Lois Beard said, "There'd be a bunch of young kids turning ice cream freezers, while part of the men would go fishing. There was usually always a seine in the crowd somewhere. A seine is made out of twine and it's about as deep as I am tall, and maybe it would be sixty feet long. Several men would drag through an old slough where water stood, and there'd be fish go in there when the water got up, and they would go seine that thing out, and come out with a whole bunch of fish. When they got back, they'd go to cleaning those fish.
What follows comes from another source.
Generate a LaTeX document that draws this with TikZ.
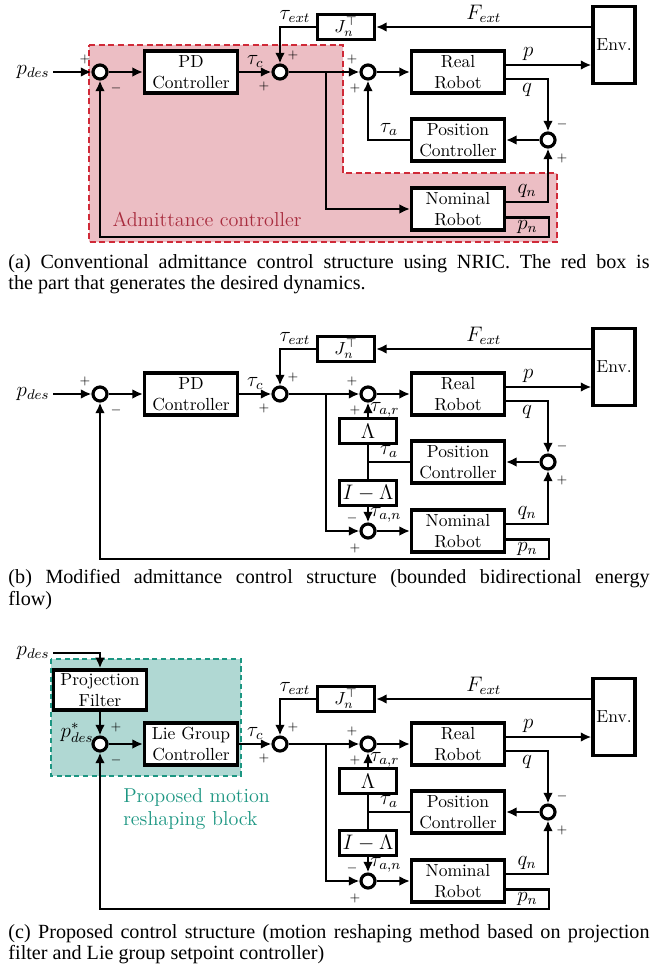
\documentclass[tikz,border=0pt]{standalone}
\usepackage{fontspec}
\newfontfamily\legendafont{Liberation Serif}
\usetikzlibrary{arrows.meta}
\definecolor{rosa}{RGB}{236,190,196}
\definecolor{vermelho}{RGB}{208,42,56}
\definecolor{vinho}{RGB}{168,44,62}
\definecolor{verdeagua}{RGB}{176,216,211}
\definecolor{verde}{RGB}{28,150,130}

\begin{document}
\begin{tikzpicture}[x=0.5714pt,y=-0.5714pt,line width=1.7pt,
  bloco/.style={draw,fill=white,rectangle,align=center,line width=1.9pt,inner sep=1pt,minimum width=53pt,minimum height=24pt},
  blocopeq/.style={draw,fill=white,rectangle,align=center,line width=1.9pt,inner sep=1pt,minimum width=32.5pt,minimum height=14pt},
  ambiente/.style={draw,fill=white,line width=1.9pt,inner sep=1pt,minimum width=24pt,minimum height=44pt},
  soma/.style={draw,circle,fill=white,line width=1.8pt,minimum size=8pt,inner sep=0pt},
  sinal/.style={-{Latex[length=6pt,width=5.5pt]}},
  rotulo/.style={inner sep=1.5pt,font=\large},
  marca/.style={font=\scriptsize,inner sep=0pt},
  legenda/.style={anchor=north west,inner sep=0pt,text width=366.3pt,align=justify,
    font=\legendafont\fontsize{11.5}{12.3}\selectfont}]
  \useasboundingbox (0,0) rectangle (654,973);
  % regioes de fundo
  \draw[vermelho,fill=rosa,dash pattern=on 3.5pt off 2pt,line width=1.5pt]
    (89,45) -- (343,45) -- (343,173) -- (557,173) -- (557,242) -- (89,242) -- cycle;
  \node[text=vinho,font=\fontsize{11.5}{13}\selectfont] (adm) at (207,219) {Admittance controller};
  \draw[verde,fill=verdeagua,dash pattern=on 3pt off 2pt,line width=1.2pt] (51,659) rectangle (241,776);
  \node[text=verde,anchor=north west,align=left,font=\fontsize{11.5}{13.2}\selectfont] (prop) at (116,781)
    {Proposed motion\\reshaping block};
  % parte comum dos tres diagramas
  \foreach \n/\y/\ctrl in {a/0/PD,b/322/PD,c/672/Lie Group}{
    \node[soma] (s1\n) at (100,72+\y) {};
    \node[bloco] (k\n) at (191,72+\y) {\ctrl\\Controller};
    \node[soma] (s2\n) at (280,72+\y) {};
    \node[blocopeq] (j\n) at (346,27+\y) {$J_n^\top$};
    \node[ambiente] (env\n) at (614,45+\y) {Env.};
    \node[soma] (s3\n) at (368,72+\y) {};
    \node[bloco] (rr\n) at (458,72+\y) {Real\\Robot};
    \node[bloco] (pc\n) at (458,140+\y) {Position\\Controller};
    \node[soma] (s4\n) at (548,140+\y) {};
    \node[bloco] (nr\n) at (458,209+\y) {Nominal\\Robot};
    \coordinate (ram\n) at (326,72+\y);
    \coordinate (po\n) at ([yshift=4pt]rr\n.east);
    \coordinate (qo\n) at ([yshift=-4pt]rr\n.east);
    \coordinate (qn\n) at ([yshift=4pt]nr\n.east);
    \coordinate (pn\n) at ([yshift=-4.6pt]nr\n.east);
    \draw[sinal] (s1\n) -- (k\n);
    \draw[sinal] (k\n) -- node[rotulo,above]{$\tau_c$} (s2\n);
    \draw[sinal] (env\n.west |- j\n) -- node[rotulo,above]{$F_{ext}$} (j\n);
    \draw[sinal] (j\n) -| node[rotulo,anchor=south west,xshift=-2.5pt]{$\tau_{ext}$} (s2\n);
    \draw[sinal] (s2\n) -- (s3\n);
    \draw[sinal] (s3\n) -- (rr\n);
    \draw[sinal] (po\n) -- node[rotulo,above,pos=.26]{$p$} (po\n -| env\n.west);
    \draw[sinal] (qo\n) -| node[rotulo,below,pos=.25]{$q$} (s4\n);
    \draw[sinal] (s4\n) -- (pc\n);
    \draw[sinal] (qn\n) -| node[rotulo,above,pos=.25]{$q_n$} (s4\n);
    \draw[sinal] (pn\n) -| node[rotulo,below,pos=.25,inner sep=1pt]{$p_n$} (549,237+\y) -| (s1\n);
    \node[marca] (m1b\n) at (116,88+\y) {$-$};
    \node[marca] (m2a\n) at (293,55+\y) {$+$};
    \node[marca] (m2b\n) at (264,86+\y) {$+$};
    \node[marca] (m3a\n) at (352,59+\y) {$+$};
    \node[marca] (m3b\n) at (355,88+\y) {$+$};
    \node[marca] (m4a\n) at (562,124+\y) {$-$};
    \node[marca] (m4b\n) at (562,158+\y) {$+$};
  }
  % (a)
  \node[rotulo] (pda) at (33,72) {$p_{des}$};
  \draw[sinal] (pda) -- (s1a);
  \node[marca] (m1aa) at (85,59) {$+$};
  \draw[sinal] (pca) -| node[rotulo,above,pos=.25]{$\tau_a$} (s3a);
  \draw[sinal] (rama) |- (nra);
  % (b)
  \node[rotulo] (pdb) at (33,394) {$p_{des}$};
  \draw[sinal] (pdb) -- (s1b);
  \node[marca] (m1ab) at (85,381) {$+$};
  % (b) e (c): divisao de tau_a
  \foreach \n/\y in {b/322,c/672}{
    \node[blocopeq,font=\large] (lam\n) at (368,109+\y) {$\Lambda$};
    \node[blocopeq,font=\large] (il\n) at (368,171+\y) {$I-\Lambda$};
    \node[soma] (s5\n) at (368,209+\y) {};
    \coordinate (ja\n) at (368,140+\y);
    \draw (pc\n) -- node[rotulo,above]{$\tau_a$} (ja\n);
    \draw (lam\n) -- (il\n);
    \draw[sinal] (lam\n) -- node[rotulo,right,inner sep=.5pt]{$\tau_{a,r}$} (s3\n);
    \draw[sinal] (il\n) -- node[rotulo,right,inner sep=.5pt]{$\tau_{a,n}$} (s5\n);
    \draw[sinal] (ram\n) |- (s5\n);
    \draw[sinal] (s5\n) -- (nr\n);
    \node[marca] (m5a\n) at (352,196+\y) {$-$};
    \node[marca] (m5b\n) at (355,226+\y) {$+$};
  }
  % (c)
  \node[rotulo] (pdc) at (33,653) {$p_{des}$};
  \node[bloco,minimum height=23pt] (pf) at (100,690) {Projection\\Filter};
  \draw[sinal] (pdc) -| (pf);
  \draw[sinal] (pf) -- (s1c);
  \node[rotulo] (pdsc) at (77,733) {$p^*_{des}$};
  \node[marca] (m1ac) at (116,727) {$+$};
  % legendas
  \node[legenda] (lega) at (7,253) {(a) Conventional admittance control structure using NRIC. The red box is\linebreak the part that generates the desired dynamics.};
  \node[legenda] (legb) at (7,568) {(b) Modified admittance control structure (bounded bidirectional energy\linebreak flow)};
  \node[legenda] (legc) at (7,923) {(c) Proposed control structure (motion reshaping method based on projection\linebreak filter and Lie group setpoint controller)};
\end{tikzpicture}
\end{document}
Another bunch of women would get the fire going, and they'd go to frying the fish."
Besides the lemonade, ice cream and fresh fish prepared at the river, women brought already prepared chicken, fresh vegetables, homemade bread, pies, cakes and any other seasonal foods that could be conveniently packed in a box or basket. Hazel said, "Everybody raised chickens. Everybody had their own fryers, and by the Fourth of July, the fryers would be right. So you could always figure on ice cream and fried chicken for the Fourth of July. That was the treat of the season.
"By the time they got all of that stuff ready to eat, and then ate all of that, they'd be ready to go rest in the shade somewhere," said Lois Beard. "There'd be a good place cleaned off out there, and they'd lay down the quilts or blankets from out of the wagon. Everybody'd just lay down and rest and relax and enjoy that food, maybe get up and go back and eat some more fish or some more chicken and dressing or something."
After relaxing, enjoying a picnic dinner and visiting with each other, they might also go for walks, explore caves, swim or engage in some other physical activities. Then in late afternoon, families would pack up the left-over food, gather the children, load into the wagons and hacks and head for home in time to do the evening chores. Lois Hough said, "The Fourth of July was wonderful.'' "It was a big day," added Lois Beard. "We just had it once a year, but that's the way it was celebrated. That's the way it was taken care of.